- [Stored data]
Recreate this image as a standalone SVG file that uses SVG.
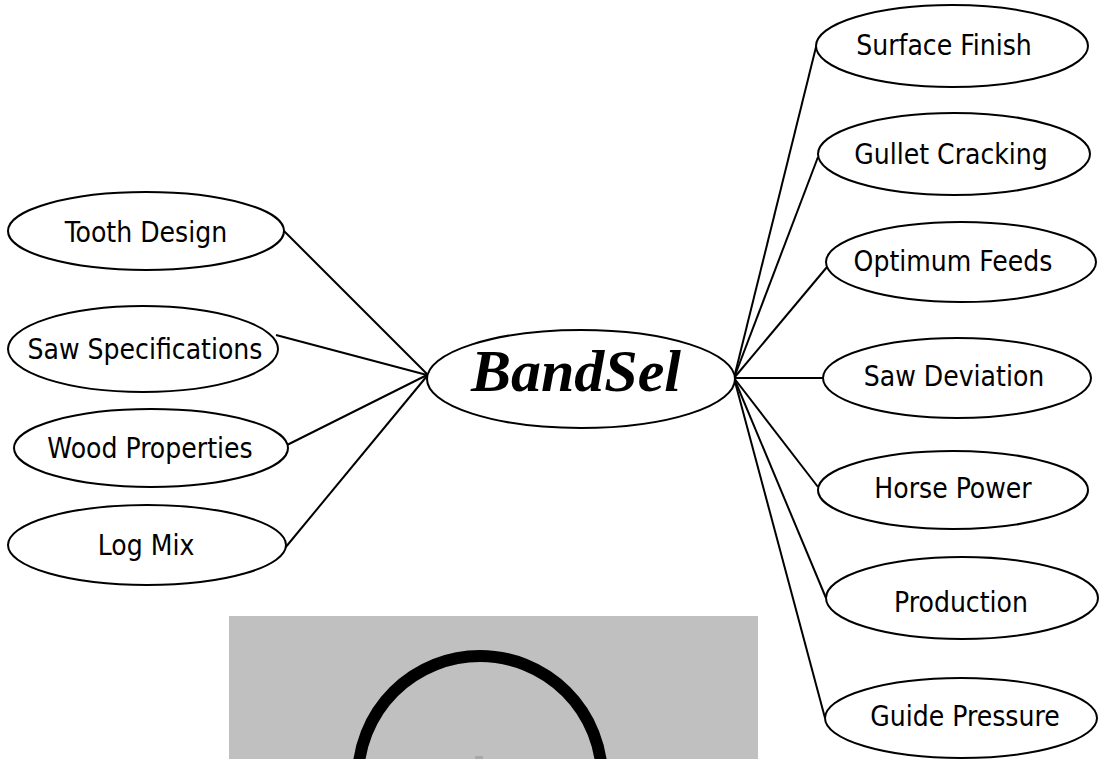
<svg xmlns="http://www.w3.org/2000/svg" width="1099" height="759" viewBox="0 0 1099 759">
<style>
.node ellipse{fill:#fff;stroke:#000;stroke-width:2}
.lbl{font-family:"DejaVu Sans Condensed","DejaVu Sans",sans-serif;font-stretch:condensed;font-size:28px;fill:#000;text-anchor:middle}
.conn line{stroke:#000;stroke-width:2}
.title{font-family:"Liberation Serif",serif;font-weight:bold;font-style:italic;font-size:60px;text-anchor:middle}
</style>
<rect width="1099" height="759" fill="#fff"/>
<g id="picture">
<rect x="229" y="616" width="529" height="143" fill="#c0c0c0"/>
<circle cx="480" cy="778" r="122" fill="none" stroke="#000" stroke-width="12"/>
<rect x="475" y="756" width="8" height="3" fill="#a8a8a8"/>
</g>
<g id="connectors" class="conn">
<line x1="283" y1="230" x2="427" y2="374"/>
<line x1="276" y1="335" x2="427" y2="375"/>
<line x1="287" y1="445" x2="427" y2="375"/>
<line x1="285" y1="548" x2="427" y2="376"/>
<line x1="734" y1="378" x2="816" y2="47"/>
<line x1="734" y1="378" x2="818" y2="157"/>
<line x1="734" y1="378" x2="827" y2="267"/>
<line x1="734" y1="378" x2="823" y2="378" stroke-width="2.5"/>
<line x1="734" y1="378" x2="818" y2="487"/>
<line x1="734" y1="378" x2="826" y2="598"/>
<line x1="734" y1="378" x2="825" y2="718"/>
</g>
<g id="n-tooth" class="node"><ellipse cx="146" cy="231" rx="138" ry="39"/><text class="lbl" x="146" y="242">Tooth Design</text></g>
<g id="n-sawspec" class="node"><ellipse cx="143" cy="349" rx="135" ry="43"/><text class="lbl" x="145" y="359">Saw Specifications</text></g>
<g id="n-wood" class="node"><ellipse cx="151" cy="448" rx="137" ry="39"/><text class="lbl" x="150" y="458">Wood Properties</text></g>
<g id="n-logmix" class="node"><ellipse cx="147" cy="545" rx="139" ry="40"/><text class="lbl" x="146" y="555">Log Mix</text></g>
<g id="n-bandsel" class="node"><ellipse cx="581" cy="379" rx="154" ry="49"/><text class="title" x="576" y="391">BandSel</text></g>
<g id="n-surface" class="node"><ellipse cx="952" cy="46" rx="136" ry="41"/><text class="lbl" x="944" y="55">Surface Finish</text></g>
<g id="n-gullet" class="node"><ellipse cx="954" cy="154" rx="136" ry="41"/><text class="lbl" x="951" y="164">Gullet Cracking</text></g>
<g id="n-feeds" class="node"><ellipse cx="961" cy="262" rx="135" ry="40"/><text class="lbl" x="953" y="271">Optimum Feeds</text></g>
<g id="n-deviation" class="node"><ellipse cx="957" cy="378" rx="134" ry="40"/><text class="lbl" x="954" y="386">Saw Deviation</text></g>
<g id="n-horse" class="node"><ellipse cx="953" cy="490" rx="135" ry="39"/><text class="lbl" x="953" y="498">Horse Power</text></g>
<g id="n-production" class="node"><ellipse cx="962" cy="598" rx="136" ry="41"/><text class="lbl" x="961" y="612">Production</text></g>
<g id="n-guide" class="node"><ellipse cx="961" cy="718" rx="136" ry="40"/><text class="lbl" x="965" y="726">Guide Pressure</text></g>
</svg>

- [Work to be completed]
Copy out all of the material exactly as written, without its pictures.

- [Task result]
Recreate this image as a standalone SVG file that uses SVG.
<svg xmlns="http://www.w3.org/2000/svg" width="1099" height="759" viewBox="0 0 1099 759">
<style>
.node ellipse{fill:#fff;stroke:#000;stroke-width:2}
.lbl{font-family:"DejaVu Sans Condensed","DejaVu Sans",sans-serif;font-stretch:condensed;font-size:28px;fill:#000;text-anchor:middle}
.conn line{stroke:#000;stroke-width:2}
.title{font-family:"Liberation Serif",serif;font-weight:bold;font-style:italic;font-size:60px;text-anchor:middle}
</style>
<rect width="1099" height="759" fill="#fff"/>
<g id="picture">
<rect x="229" y="616" width="529" height="143" fill="#c0c0c0"/>
<circle cx="480" cy="778" r="122" fill="none" stroke="#000" stroke-width="12"/>
<rect x="475" y="756" width="8" height="3" fill="#a8a8a8"/>
</g>
<g id="connectors" class="conn">
<line x1="283" y1="230" x2="427" y2="374"/>
<line x1="276" y1="335" x2="427" y2="375"/>
<line x1="287" y1="445" x2="427" y2="375"/>
<line x1="285" y1="548" x2="427" y2="376"/>
<line x1="734" y1="378" x2="816" y2="47"/>
<line x1="734" y1="378" x2="818" y2="157"/>
<line x1="734" y1="378" x2="827" y2="267"/>
<line x1="734" y1="378" x2="823" y2="378" stroke-width="2.5"/>
<line x1="734" y1="378" x2="818" y2="487"/>
<line x1="734" y1="378" x2="826" y2="598"/>
<line x1="734" y1="378" x2="825" y2="718"/>
</g>
<g id="n-tooth" class="node"><ellipse cx="146" cy="231" rx="138" ry="39"/><text class="lbl" x="146" y="242">Tooth Design</text></g>
<g id="n-sawspec" class="node"><ellipse cx="143" cy="349" rx="135" ry="43"/><text class="lbl" x="145" y="359">Saw Specifications</text></g>
<g id="n-wood" class="node"><ellipse cx="151" cy="448" rx="137" ry="39"/><text class="lbl" x="150" y="458">Wood Properties</text></g>
<g id="n-logmix" class="node"><ellipse cx="147" cy="545" rx="139" ry="40"/><text class="lbl" x="146" y="555">Log Mix</text></g>
<g id="n-bandsel" class="node"><ellipse cx="581" cy="379" rx="154" ry="49"/><text class="title" x="576" y="391">BandSel</text></g>
<g id="n-surface" class="node"><ellipse cx="952" cy="46" rx="136" ry="41"/><text class="lbl" x="944" y="55">Surface Finish</text></g>
<g id="n-gullet" class="node"><ellipse cx="954" cy="154" rx="136" ry="41"/><text class="lbl" x="951" y="164">Gullet Cracking</text></g>
<g id="n-feeds" class="node"><ellipse cx="961" cy="262" rx="135" ry="40"/><text class="lbl" x="953" y="271">Optimum Feeds</text></g>
<g id="n-deviation" class="node"><ellipse cx="957" cy="378" rx="134" ry="40"/><text class="lbl" x="954" y="386">Saw Deviation</text></g>
<g id="n-horse" class="node"><ellipse cx="953" cy="490" rx="135" ry="39"/><text class="lbl" x="953" y="498">Horse Power</text></g>
<g id="n-production" class="node"><ellipse cx="962" cy="598" rx="136" ry="41"/><text class="lbl" x="961" y="612">Production</text></g>
<g id="n-guide" class="node"><ellipse cx="961" cy="718" rx="136" ry="40"/><text class="lbl" x="965" y="726">Guide Pressure</text></g>
</svg>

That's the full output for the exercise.